Work to be completed — What is needed is an exact copy of the lines from the line containing "Rebuild this chart" to the line containing "y_ticks = [0, 10, 20, 30, 40, 50, 60]", both lines included, and nothing else.

Given records —

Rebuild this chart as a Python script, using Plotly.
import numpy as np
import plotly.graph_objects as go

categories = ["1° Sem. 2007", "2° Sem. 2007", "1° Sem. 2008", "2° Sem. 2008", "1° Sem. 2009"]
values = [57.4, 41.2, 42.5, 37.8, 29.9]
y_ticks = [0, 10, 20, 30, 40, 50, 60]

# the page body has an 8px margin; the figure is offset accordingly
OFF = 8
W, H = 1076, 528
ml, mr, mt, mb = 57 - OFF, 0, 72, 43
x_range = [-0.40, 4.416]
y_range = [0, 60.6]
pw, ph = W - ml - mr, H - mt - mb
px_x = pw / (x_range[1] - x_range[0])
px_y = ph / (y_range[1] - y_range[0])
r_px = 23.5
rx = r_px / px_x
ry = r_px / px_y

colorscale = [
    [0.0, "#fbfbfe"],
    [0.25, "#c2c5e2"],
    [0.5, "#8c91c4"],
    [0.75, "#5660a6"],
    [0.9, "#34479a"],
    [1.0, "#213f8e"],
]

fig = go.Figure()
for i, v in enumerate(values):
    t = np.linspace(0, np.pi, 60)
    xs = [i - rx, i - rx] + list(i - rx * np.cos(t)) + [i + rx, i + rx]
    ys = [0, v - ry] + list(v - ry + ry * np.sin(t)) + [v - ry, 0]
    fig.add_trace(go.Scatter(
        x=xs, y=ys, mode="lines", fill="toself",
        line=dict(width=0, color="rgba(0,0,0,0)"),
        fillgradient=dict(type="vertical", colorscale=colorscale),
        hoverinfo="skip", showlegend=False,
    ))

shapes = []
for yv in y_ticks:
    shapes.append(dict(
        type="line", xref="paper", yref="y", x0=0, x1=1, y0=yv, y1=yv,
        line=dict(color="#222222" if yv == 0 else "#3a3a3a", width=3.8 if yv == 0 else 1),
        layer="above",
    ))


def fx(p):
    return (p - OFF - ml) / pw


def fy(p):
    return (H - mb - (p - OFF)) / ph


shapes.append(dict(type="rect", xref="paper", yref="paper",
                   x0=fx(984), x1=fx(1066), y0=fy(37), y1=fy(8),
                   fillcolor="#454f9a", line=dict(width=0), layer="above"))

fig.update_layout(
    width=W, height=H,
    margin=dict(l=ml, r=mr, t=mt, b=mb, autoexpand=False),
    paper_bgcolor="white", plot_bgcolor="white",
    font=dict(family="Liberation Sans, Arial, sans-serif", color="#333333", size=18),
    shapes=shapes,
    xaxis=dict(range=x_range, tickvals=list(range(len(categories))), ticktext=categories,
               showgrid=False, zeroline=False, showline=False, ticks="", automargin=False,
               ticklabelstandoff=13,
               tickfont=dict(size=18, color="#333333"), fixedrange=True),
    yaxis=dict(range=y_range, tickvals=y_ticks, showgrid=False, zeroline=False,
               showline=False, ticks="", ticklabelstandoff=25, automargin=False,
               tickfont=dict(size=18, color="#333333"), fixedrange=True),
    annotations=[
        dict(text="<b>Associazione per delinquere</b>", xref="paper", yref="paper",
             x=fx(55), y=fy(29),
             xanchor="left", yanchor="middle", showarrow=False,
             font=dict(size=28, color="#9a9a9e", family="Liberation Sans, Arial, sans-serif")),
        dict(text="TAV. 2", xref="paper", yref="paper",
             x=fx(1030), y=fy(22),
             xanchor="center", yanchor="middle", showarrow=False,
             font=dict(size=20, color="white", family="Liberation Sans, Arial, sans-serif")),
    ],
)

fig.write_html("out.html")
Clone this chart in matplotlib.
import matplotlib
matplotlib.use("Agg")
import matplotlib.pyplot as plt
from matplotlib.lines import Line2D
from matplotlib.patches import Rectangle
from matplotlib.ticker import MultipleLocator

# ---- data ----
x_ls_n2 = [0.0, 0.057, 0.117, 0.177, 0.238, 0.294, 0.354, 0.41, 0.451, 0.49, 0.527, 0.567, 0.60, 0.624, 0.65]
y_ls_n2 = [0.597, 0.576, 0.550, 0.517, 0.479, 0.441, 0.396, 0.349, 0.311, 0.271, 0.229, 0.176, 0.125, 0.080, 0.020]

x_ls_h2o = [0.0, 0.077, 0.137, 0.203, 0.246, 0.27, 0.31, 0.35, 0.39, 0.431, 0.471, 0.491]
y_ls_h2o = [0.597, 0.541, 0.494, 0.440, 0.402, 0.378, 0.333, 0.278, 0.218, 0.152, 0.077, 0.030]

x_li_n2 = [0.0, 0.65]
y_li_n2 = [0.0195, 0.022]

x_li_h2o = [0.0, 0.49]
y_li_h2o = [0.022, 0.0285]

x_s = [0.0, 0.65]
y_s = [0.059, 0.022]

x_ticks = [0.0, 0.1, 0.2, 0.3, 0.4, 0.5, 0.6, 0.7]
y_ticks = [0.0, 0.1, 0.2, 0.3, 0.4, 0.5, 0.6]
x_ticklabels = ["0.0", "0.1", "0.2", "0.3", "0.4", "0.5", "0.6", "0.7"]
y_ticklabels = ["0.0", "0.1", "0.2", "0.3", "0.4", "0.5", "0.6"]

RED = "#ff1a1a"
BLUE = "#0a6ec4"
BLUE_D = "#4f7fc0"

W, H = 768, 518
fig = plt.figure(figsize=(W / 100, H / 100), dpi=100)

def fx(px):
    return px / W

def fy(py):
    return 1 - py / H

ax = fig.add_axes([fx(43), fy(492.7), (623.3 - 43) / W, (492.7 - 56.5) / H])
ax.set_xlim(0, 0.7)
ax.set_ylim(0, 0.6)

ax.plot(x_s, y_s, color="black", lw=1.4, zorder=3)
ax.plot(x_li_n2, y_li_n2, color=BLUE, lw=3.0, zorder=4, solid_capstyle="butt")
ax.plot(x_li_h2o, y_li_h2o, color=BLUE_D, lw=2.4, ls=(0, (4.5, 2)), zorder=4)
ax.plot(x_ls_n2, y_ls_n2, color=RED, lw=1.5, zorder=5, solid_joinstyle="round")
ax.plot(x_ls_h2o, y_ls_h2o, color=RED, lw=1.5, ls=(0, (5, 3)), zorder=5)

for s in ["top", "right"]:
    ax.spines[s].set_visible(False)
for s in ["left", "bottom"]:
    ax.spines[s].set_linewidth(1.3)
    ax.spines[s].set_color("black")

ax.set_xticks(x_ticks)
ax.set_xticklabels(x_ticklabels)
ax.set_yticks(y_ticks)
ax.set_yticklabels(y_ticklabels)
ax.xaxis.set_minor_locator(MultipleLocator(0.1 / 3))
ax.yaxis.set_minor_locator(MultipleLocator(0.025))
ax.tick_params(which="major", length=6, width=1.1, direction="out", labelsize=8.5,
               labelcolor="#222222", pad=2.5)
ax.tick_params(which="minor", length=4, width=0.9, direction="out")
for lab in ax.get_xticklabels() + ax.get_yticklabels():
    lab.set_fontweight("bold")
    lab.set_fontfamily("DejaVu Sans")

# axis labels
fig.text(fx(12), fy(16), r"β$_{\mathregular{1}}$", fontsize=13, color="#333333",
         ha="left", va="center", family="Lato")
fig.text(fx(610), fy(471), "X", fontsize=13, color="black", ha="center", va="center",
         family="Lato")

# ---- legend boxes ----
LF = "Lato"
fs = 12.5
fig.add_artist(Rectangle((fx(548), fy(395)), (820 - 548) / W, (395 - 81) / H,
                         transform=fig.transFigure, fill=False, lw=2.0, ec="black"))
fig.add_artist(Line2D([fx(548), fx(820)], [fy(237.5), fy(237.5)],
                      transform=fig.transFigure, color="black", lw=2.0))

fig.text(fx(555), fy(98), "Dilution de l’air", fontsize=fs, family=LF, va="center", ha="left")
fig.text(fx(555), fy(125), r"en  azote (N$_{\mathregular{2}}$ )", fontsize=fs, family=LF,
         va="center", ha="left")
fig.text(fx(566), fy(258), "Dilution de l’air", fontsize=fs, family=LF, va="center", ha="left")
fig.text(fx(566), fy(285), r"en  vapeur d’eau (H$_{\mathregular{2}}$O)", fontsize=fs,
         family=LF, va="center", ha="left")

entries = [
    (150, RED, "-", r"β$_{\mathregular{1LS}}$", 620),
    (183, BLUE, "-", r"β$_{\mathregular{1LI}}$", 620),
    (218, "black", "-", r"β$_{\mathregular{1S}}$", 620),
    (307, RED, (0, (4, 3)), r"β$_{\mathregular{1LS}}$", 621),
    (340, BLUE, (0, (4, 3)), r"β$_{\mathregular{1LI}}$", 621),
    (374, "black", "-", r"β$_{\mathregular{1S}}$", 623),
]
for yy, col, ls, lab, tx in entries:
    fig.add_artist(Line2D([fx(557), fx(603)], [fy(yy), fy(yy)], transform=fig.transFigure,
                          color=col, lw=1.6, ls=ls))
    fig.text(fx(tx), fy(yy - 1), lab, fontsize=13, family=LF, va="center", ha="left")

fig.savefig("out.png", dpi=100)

--

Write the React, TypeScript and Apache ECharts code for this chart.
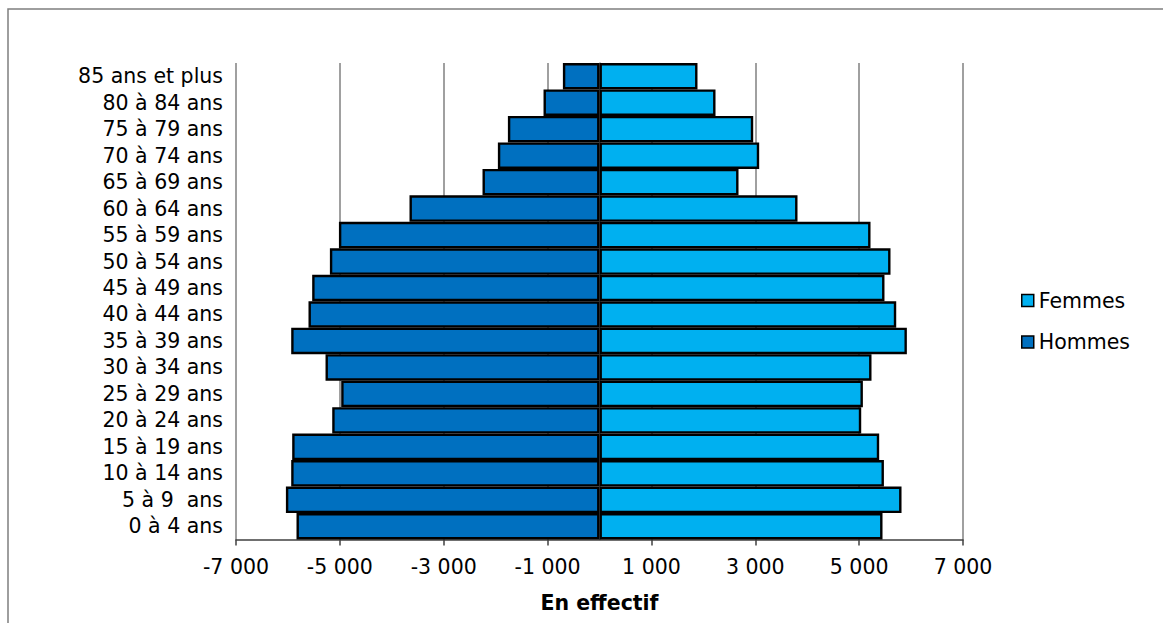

---

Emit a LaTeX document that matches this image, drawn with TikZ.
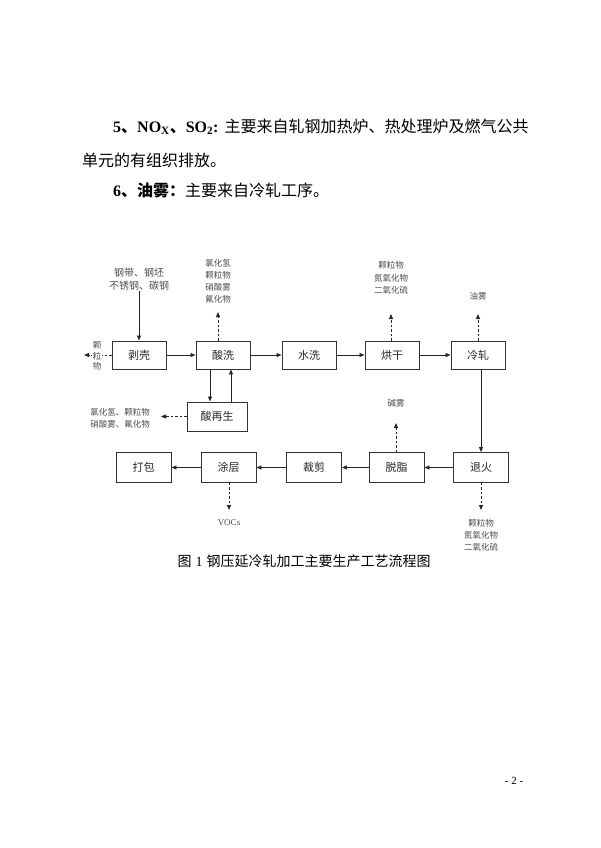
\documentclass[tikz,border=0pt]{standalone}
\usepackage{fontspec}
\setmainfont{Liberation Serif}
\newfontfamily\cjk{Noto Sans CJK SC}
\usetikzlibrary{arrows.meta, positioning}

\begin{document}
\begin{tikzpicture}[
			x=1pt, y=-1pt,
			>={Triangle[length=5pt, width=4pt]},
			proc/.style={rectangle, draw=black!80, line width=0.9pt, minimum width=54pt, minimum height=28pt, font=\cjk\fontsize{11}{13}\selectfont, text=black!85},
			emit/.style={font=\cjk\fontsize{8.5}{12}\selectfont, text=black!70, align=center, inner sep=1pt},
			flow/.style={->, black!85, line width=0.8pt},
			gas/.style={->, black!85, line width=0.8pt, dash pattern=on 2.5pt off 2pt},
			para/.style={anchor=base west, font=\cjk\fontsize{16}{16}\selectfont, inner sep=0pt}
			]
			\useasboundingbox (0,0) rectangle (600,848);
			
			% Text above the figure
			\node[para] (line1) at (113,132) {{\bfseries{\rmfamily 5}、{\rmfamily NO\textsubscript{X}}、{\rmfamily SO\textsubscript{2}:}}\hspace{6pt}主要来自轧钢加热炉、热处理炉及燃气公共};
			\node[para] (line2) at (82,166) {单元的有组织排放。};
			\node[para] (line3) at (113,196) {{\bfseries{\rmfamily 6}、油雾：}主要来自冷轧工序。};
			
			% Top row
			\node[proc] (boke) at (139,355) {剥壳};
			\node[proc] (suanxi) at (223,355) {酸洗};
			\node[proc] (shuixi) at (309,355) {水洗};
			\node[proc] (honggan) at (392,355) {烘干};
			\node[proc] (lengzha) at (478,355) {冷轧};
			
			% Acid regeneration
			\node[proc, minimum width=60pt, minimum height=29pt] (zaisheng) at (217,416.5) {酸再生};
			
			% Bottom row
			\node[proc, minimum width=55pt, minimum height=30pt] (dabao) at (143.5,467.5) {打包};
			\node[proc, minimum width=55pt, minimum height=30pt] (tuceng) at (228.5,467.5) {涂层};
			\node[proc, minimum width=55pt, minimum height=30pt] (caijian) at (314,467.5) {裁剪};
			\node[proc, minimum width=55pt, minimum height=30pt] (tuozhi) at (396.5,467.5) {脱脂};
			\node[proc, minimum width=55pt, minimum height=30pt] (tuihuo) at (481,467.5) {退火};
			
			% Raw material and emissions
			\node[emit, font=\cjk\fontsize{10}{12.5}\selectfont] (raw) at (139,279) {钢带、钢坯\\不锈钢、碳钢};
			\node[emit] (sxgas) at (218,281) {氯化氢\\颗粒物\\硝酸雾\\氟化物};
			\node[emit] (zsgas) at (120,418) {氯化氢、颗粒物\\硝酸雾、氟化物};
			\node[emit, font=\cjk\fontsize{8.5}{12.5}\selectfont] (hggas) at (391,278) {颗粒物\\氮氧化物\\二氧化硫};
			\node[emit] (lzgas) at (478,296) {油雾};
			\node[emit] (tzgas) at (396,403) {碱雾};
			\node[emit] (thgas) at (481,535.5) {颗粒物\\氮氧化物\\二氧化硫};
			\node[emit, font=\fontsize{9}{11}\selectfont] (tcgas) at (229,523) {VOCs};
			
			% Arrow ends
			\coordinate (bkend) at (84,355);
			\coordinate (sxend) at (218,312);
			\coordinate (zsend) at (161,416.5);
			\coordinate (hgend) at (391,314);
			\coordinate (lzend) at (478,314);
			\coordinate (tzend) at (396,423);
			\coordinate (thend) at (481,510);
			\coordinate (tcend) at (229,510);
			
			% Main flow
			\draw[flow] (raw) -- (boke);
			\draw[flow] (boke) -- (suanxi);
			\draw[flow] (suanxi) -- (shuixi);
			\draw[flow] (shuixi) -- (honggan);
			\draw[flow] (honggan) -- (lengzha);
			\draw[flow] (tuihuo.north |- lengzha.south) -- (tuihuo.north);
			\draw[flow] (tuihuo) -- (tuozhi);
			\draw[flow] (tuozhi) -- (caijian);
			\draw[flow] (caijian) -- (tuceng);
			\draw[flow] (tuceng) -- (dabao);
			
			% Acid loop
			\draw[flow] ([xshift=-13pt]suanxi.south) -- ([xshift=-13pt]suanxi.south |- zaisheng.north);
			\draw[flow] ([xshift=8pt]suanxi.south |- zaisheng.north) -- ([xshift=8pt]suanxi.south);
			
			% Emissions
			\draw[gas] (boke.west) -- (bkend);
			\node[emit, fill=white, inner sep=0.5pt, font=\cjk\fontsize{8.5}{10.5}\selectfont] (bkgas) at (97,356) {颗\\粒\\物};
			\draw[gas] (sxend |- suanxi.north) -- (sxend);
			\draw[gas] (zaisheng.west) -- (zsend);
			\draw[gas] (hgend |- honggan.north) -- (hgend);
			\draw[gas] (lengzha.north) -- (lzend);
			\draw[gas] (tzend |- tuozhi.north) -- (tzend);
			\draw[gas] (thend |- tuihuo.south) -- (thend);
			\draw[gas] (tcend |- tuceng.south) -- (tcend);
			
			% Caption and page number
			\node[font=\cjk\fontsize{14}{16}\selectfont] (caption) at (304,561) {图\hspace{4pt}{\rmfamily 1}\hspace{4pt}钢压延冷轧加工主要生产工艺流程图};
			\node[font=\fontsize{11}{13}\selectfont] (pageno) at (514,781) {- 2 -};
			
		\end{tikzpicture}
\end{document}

Reply to the task —
Rebuild this chart as a Python script, using Plotly.
import numpy as np
import plotly.graph_objects as go

categories = ["1° Sem. 2007", "2° Sem. 2007", "1° Sem. 2008", "2° Sem. 2008", "1° Sem. 2009"]
values = [57.4, 41.2, 42.5, 37.8, 29.9]
y_ticks = [0, 10, 20, 30, 40, 50, 60]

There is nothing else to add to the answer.